“Swallowing” by Sarah Hilton
Poetry Pause is the League of Canadian Poets’ daily poetry dispatch. Read “Swallowing” by Sarah Hilton, part of the League’s Fresh Voices program.
Swallowing
By Sarah Hilton
Become sick long enough and your illness becomes
an animal. My body began growing
something poisonous inside
my mouth after I met you. My tonsils
ballooning after our first kiss.
My throat puckered, an over ripe fruit.
You slip into my mouth anyways
and graze against the wound
with urgency, finding every corner of its cavity
like water swamping the bath. I swallow
to prevent drowning, the salt of you
in my throat, the calcium of my illness
against soft palate. You love my neck
the best, the reach of your hand
cutting through sleep. In the morning, you
undress my body and ask how much
can I relax my throat. I cannot
understand the way the mind
succumbs to the body
like this, how the body can discover itself
choking and the mind will lay back
in surrender, abandon breathing in
the name of love, sink into suffocation,
call it want. I was belly up that whole winter,
collapsed in your sheets and falling back on
my illness. Those days overtaken by my disease,
I continue to call you by another name,
guide your hands to my neck, mythologize
our love again and again. The next month,
my tonsils become two tumors blocking the way
to my body. I breathe only
through my nose. I choke on water. Blood
pooling behind my tongue. My mind does not go
to medicines, the hospital. I Google
ways I can incite pleasure without a mouth.

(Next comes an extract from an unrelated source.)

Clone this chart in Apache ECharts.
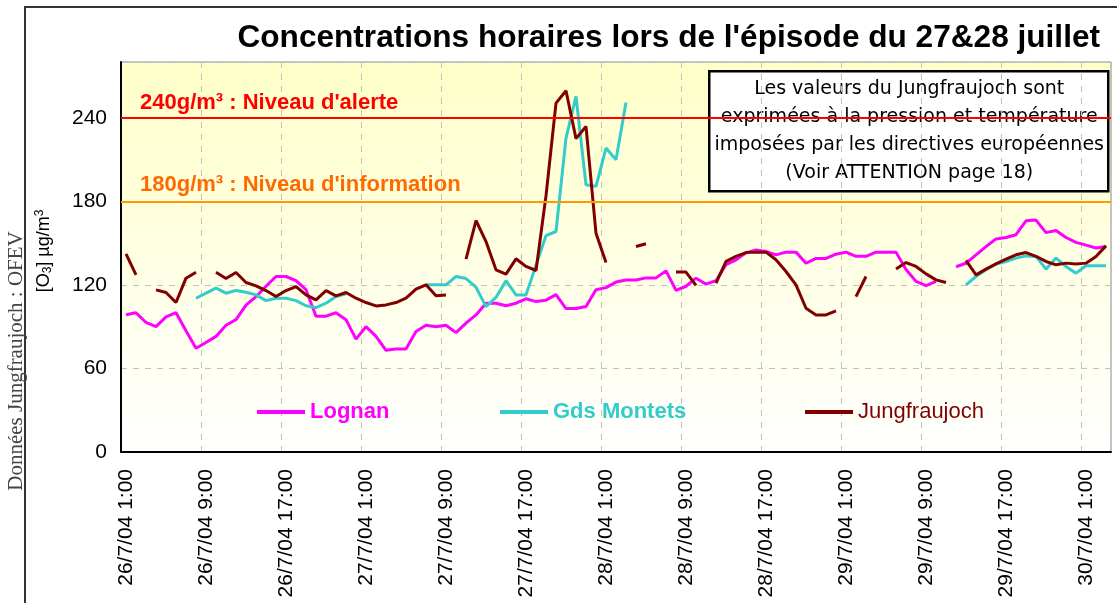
<!DOCTYPE html>
<html>
<head>
    <meta charset="utf-8">
    <title>Concentrations horaires O3</title>
    <script src="https://cdn.jsdelivr.net/npm/echarts@6/dist/echarts.min.js"></script>
    <style>
        html, body { margin: 0; padding: 0; background: #fff; }
        #chart1 { width: 1117px; height: 603px; }
    </style>
</head>
<body>
<div id="chart1"></div>
<script type="text/javascript">
    // heures : 26/7/04 1:00 -> 30/7/04 3:00
    var startDay = 26, hourCount = 99;
    var categories = [];
    for (var i = 0; i < hourCount; i++) {
        var h = 1 + i;
        categories.push((startDay + Math.floor(h / 24)) + '/7/04 ' + (h % 24) + ':00');
    }

    var yTicks = [0, 60, 120, 180, 240];
    var seuilAlerte = 240;
    var seuilInfo = 180;

    var lognan = [
        98.5, 100, 93, 90, 97, 100, 87, 74.5, 78.6, 83,
        91, 95, 105.5, 111.5, 119, 126, 126, 123, 116.5, 97.5,
        97.5, 100, 95, 81, 90, 83, 73, 74, 74, 86.5,
        91, 90, 91, 85.7, 92.5, 98.4, 106.8, 106.8, 105, 106.8,
        110, 108, 109, 113, 103, 103, 104.5, 116.5, 118, 122,
        123.5, 123.5, 125, 125, 130, 116, 119, 124.8, 120.5, 123,
        134.5, 138, 143, 145, 144, 141.5, 143.5, 143.5, 135.5, 139,
        139, 142, 143.5, 140.5, 140.5, 143.5, 143.5, 143.5, 131, 122.5,
        119.5, 122.5, null, 133, 135.5, 141.5, 147.5, 153, 154, 156,
        166, 166.5, 157.5, 159, 154, 150.5, 148.5, 146.5, 147.5
    ];

    var gdsMontets = [
        null, null, null, null, null, null, null, 110.4, 114, 117.6,
        114, 116, 114.7, 112.8, 108.7, 110.4, 110.4, 108.7, 105, 103.7,
        106.8, 111.6, 113.5, null, null, null, null, null, null, null,
        120, 120, 120, 126, 124.5, 118.3, 104.4, 111, 123, 112.8,
        112.8, 134, 155.4, 158.3, 225.4, 255.3, 191.8, 190.7, 218.2, 209.8,
        251, null, null, null, null, null, null, null, null, null,
        null, null, null, null, null, null, null, null, null, null,
        null, null, null, null, null, null, null, null, null, null,
        null, null, null, null, 120, 126, 130.8, 135, 136.8, 139.2,
        140.8, 140.4, 131.3, 139.2, 133.2, 128.4, 133.7, 133.7, 133.7
    ];

    var jungfraujoch = [
        142.3, 127.2, null, 116.4, 114.5, 107.3, 124.8, 129.1, null, 129.1,
        124.6, 128.9, 121.7, 119.3, 115.9, 111.6, 115.9, 118.8, 112.8, 109.2,
        115.9, 112.1, 114.5, 110.4, 107.3, 104.9, 105.6, 107.3, 110.4, 116.9,
        120, 112.1, 112.8, null, 138.4, 166.2, 151.1, 130.8, 127.7, 138.7,
        133.2, 130.3, 184, 250.5, 259.4, 225, 233.8, 157, 136, null,
        null, 147.5, 149.5, null, null, 129.2, 129.2, 119.6, null, 121.2,
        136.8, 140.4, 143.2, 143.5, 143.5, 138, 129.6, 120, 103.2, 98.4,
        98.4, 101.3, null, 111.6, 126, null, null, 131.3, 136, 133.2,
        127.9, 123.6, 121.7, null, 137.5, 127.2, 131.3, 135.1, 138.5, 141.6,
        143.2, 140.4, 136.8, 134.4, 135.6, 134.9, 135.6, 140.4, 148
    ];

    var boxLines = [
        'Les valeurs du Jungfraujoch sont',
        'exprimées à la pression et température',
        'imposées par les directives européennes',
        '(Voir ATTENTION page 18)'
    ];

    var sans = '"Liberation Sans", Arial, sans-serif';

    var myChart = echarts.init(document.getElementById('chart1'));

    function legendAt(name, left, color, bold) {
        return {
            data: [name],
            left: left,
            top: 396,
            icon: 'rect',
            itemWidth: 48,
            itemHeight: 4,
            selectedMode: false,
            textStyle: { color: color, fontSize: 22, fontWeight: bold ? 'bold' : 'normal', fontFamily: sans }
        };
    }

    var option = {
        animation: false,
        backgroundColor: '#fff',
        textStyle: { fontFamily: sans },
        title: {
            text: "Concentrations horaires lors de l'épisode du 27&28 juillet",
            right: 12,
            top: 17,
            textStyle: { fontSize: 31.6, fontWeight: 'bold', color: '#000', fontFamily: sans }
        },
        legend: [
            legendAt('Lognan', 252, '#FF00FF', true),
            legendAt('Gds Montets', 495, '#33CCCC', true),
            legendAt('Jungfraujoch', 800, '#800000', false)
        ],
        grid: {
            left: 121, right: 6, top: 62, bottom: 151,
            show: true,
            borderColor: '#8c8c8c',
            borderWidth: 1,
            backgroundColor: {
                type: 'linear', x: 0, y: 0, x2: 0, y2: 1,
                colorStops: [{ offset: 0, color: '#FFFFC8' }, { offset: 1, color: '#FFFFFF' }]
            }
        },
        xAxis: {
            type: 'category',
            data: categories,
            boundaryGap: true,
            axisLine: { lineStyle: { color: '#000', width: 2 } },
            axisTick: { interval: 7, inside: true, length: 5, lineStyle: { color: '#000' } },
            axisLabel: { interval: 7, rotate: 90, margin: 17, fontSize: 21, color: '#000', fontFamily: sans },
            splitLine: { show: true, interval: 7, lineStyle: { color: '#c0c0c0', type: [6, 6] } }
        },
        yAxis: {
            type: 'value',
            min: yTicks[0],
            max: 280,
            interval: 60,
            axisLine: { show: true, lineStyle: { color: '#000', width: 2 } },
            axisTick: { show: false },
            axisLabel: { fontSize: 21, color: '#000', margin: 14, showMaxLabel: false, fontFamily: sans },
            splitLine: { lineStyle: { color: '#c0c0c0', type: [6, 6] } }
        },
        graphic: [
            {
                type: 'rect',
                shape: { x: 25, y: 7, width: 1120, height: 620 },
                style: { fill: 'none', stroke: '#333', lineWidth: 2 },
                silent: true, z: 0
            },
            {
                type: 'text',
                x: 16, y: 361,
                rotation: Math.PI / 2,
                style: {
                    text: 'Données Jungfraujoch : OFEV',
                    font: '21px "Liberation Serif", "Times New Roman", serif',
                    fill: '#444', align: 'center', verticalAlign: 'middle'
                }
            },
            {
                type: 'text',
                x: 44, y: 251,
                rotation: Math.PI / 2,
                style: {
                    text: '[O{sub|3}] µg/m{sup|3}',
                    font: '18px ' + sans,
                    fill: '#000', align: 'center', verticalAlign: 'middle',
                    rich: {
                        sub: { fontSize: 12, verticalAlign: 'bottom', padding: [8, 0, 0, 0], fontFamily: sans },
                        sup: { fontSize: 12, verticalAlign: 'top', padding: [0, 0, 8, 0], fontFamily: sans }
                    }
                }
            },
            {
                type: 'group',
                left: 708, top: 70,
                z: 100,
                children: [
                    {
                        type: 'rect',
                        shape: { x: 0, y: 0, width: 399, height: 120 },
                        style: { fill: '#fff', stroke: '#000', lineWidth: 2.5 }
                    },
                    {
                        type: 'text',
                        x: 200, y: 60,
                        style: {
                            text: boxLines.join('\n'),
                            font: '19px "DejaVu Sans", sans-serif',
                            lineHeight: 28,
                            fill: '#000', align: 'center', verticalAlign: 'middle'
                        }
                    }
                ]
            }
        ],
        series: [
            {
                name: 'Lognan',
                type: 'line',
                data: lognan,
                showSymbol: false,
                symbol: 'none',
                lineStyle: { color: '#FF00FF', width: 3 },
                itemStyle: { color: '#FF00FF' },
                markLine: {
                    silent: true,
                    symbol: ['none', 'none'],
                    data: [
                        {
                            yAxis: seuilAlerte,
                            lineStyle: { color: '#FF0000', width: 2, type: 'solid' },
                            label: {
                                position: 'insideStartTop', distance: [19, 4],
                                formatter: '240g/m³ : Niveau d\'alerte',
                                color: '#FF0000', fontSize: 22, fontWeight: 'bold', fontFamily: sans
                            }
                        },
                        {
                            yAxis: seuilInfo,
                            lineStyle: { color: '#FF9900', width: 2, type: 'solid' },
                            label: {
                                position: 'insideStartTop', distance: [19, 5],
                                formatter: '180g/m³ : Niveau d\'information',
                                color: '#FF6A00', fontSize: 22, fontWeight: 'bold', fontFamily: sans
                            }
                        }
                    ]
                }
            },
            {
                name: 'Gds Montets',
                type: 'line',
                data: gdsMontets,
                showSymbol: false,
                symbol: 'none',
                lineStyle: { color: '#33CCCC', width: 3 },
                itemStyle: { color: '#33CCCC' }
            },
            {
                name: 'Jungfraujoch',
                type: 'line',
                data: jungfraujoch,
                showSymbol: false,
                symbol: 'none',
                lineStyle: { color: '#800000', width: 3 },
                itemStyle: { color: '#800000' }
            }
        ]
    };

    myChart.setOption(option);
</script>
</body>
</html>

When you leave, I drink in
as much air as I can. I am still
gasping for it. These days,
I still reach for my throat
when I hear your name, feel your echo
awaken a throb in my gullet.
I try instead to find
the place my mind and body
intersect. Put a name to the animal.
Put a name to the ghost.
Copyright © Sarah Hilton
Sarah Hilton (she/they) is a lesbian librarian, or…a lesbrarian! Her work has been featured in several print and online journals including Minola, Untethered, and CV2. She is the author of Saltwater Lacuna (Anstruther Press) and the digital chapbook homecoming (MODEL Press). They live in Toronto.
Fresh Voices is a publication and workshop program created by and for the League’s associate members.